Print, word for word, every line from the beginning of the listing up to and including the line with "dark = '#333333'". Pictures are to be excluded.
+ + +
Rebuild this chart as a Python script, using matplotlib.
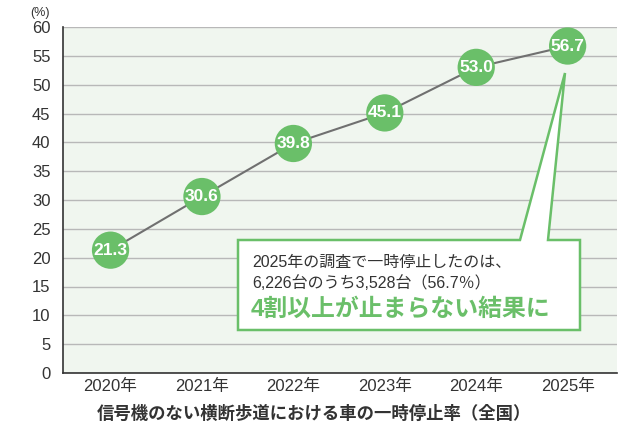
import matplotlib
matplotlib.use("Agg")
import matplotlib.pyplot as plt
from matplotlib.patches import Polygon

plt.rcParams['font.family'] = ['Liberation Sans', 'Noto Sans CJK JP']

years = ['2020年', '2021年', '2022年', '2023年', '2024年', '2025年']
rates = [21.3, 30.6, 39.8, 45.1, 53.0, 56.7]
yticks = [0, 5, 10, 15, 20, 25, 30, 35, 40, 45, 50, 55, 60]
title = '信号機のない横断歩道における車の一時停止率（全国）'
note1 = '2025年の調査で一時停止したのは、'
note2 = '6,226台のうち3,528台（56.7％）'
note3 = '4割以上が止まらない結果に'

green = '#6abf69'
dark = '#333333'

fig = plt.figure(figsize=(6.3, 4.3), dpi=100)
ax = fig.add_axes([63/630, 1 - 373/430, 554/630, 346/430])
ax.set_facecolor('#f0f6ef')
ax.set_xlim(-0.52, 5.54)
ax.set_ylim(0, 60)
ax.set_yticks(yticks)
ax.set_xticks(range(len(years)))
ax.set_xticklabels(years, fontsize=12, color=dark)
ax.tick_params(axis='y', labelsize=12, colors=dark, length=0, pad=9)
ax.tick_params(axis='x', length=0, pad=4)
ax.grid(axis='y', color='#b8b8b8', linewidth=1)
ax.set_axisbelow(True)
for s in ['top', 'right']:
    ax.spines[s].set_visible(False)
for s in ['left', 'bottom']:
    ax.spines[s].set_color(dark)
    ax.spines[s].set_linewidth(1.2)

x = list(range(len(rates)))
ax.plot(x, rates, color='#707070', linewidth=1.5, zorder=3)
ax.scatter(x, rates, s=720, color=green, zorder=4, edgecolors='none')
for xi, v in zip(x, rates):
    ax.text(xi, v, f'{v:.1f}', ha='center', va='center', color='white',
            fontsize=12.5, fontweight='semibold', zorder=5)

# callout box with tail pointing at the 2025 marker
box = [(238, 240), (520, 240), (565, 73), (548, 240), (580, 240),
       (580, 330), (238, 330)]
poly = Polygon([(a / 630, 1 - b / 430) for a, b in box], closed=True,
               transform=fig.transFigure, facecolor='white', edgecolor=green,
               linewidth=1.8, zorder=6)
fig.patches.append(poly)

fig.text(252 / 630, 1 - 262 / 430, note1, fontsize=11.5, color=dark,
         va='center', zorder=7)
fig.text(252 / 630, 1 - 283 / 430, note2, fontsize=11.5, color=dark,
         va='center', zorder=7)
fig.text(251 / 630, 1 - 309 / 430, note3, fontsize=17.2, color=green,
         fontweight='bold', va='center', zorder=7)

fig.text(40 / 630, 1 - 13 / 430, '(%)', fontsize=9, color=dark,
         ha='center', va='center')
fig.text(314 / 630, 1 - 413 / 430, title, fontsize=12.5, fontweight='bold',
         color=dark, ha='center', va='center')

fig.savefig('out.png', dpi=100)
+ + +
> Result
Rebuild this chart as a Python script, using matplotlib.
import matplotlib
matplotlib.use("Agg")
import matplotlib.pyplot as plt
from matplotlib.patches import Polygon

plt.rcParams['font.family'] = ['Liberation Sans', 'Noto Sans CJK JP']

years = ['2020年', '2021年', '2022年', '2023年', '2024年', '2025年']
rates = [21.3, 30.6, 39.8, 45.1, 53.0, 56.7]
yticks = [0, 5, 10, 15, 20, 25, 30, 35, 40, 45, 50, 55, 60]
title = '信号機のない横断歩道における車の一時停止率（全国）'
note1 = '2025年の調査で一時停止したのは、'
note2 = '6,226台のうち3,528台（56.7％）'
note3 = '4割以上が止まらない結果に'

green = '#6abf69'
dark = '#333333'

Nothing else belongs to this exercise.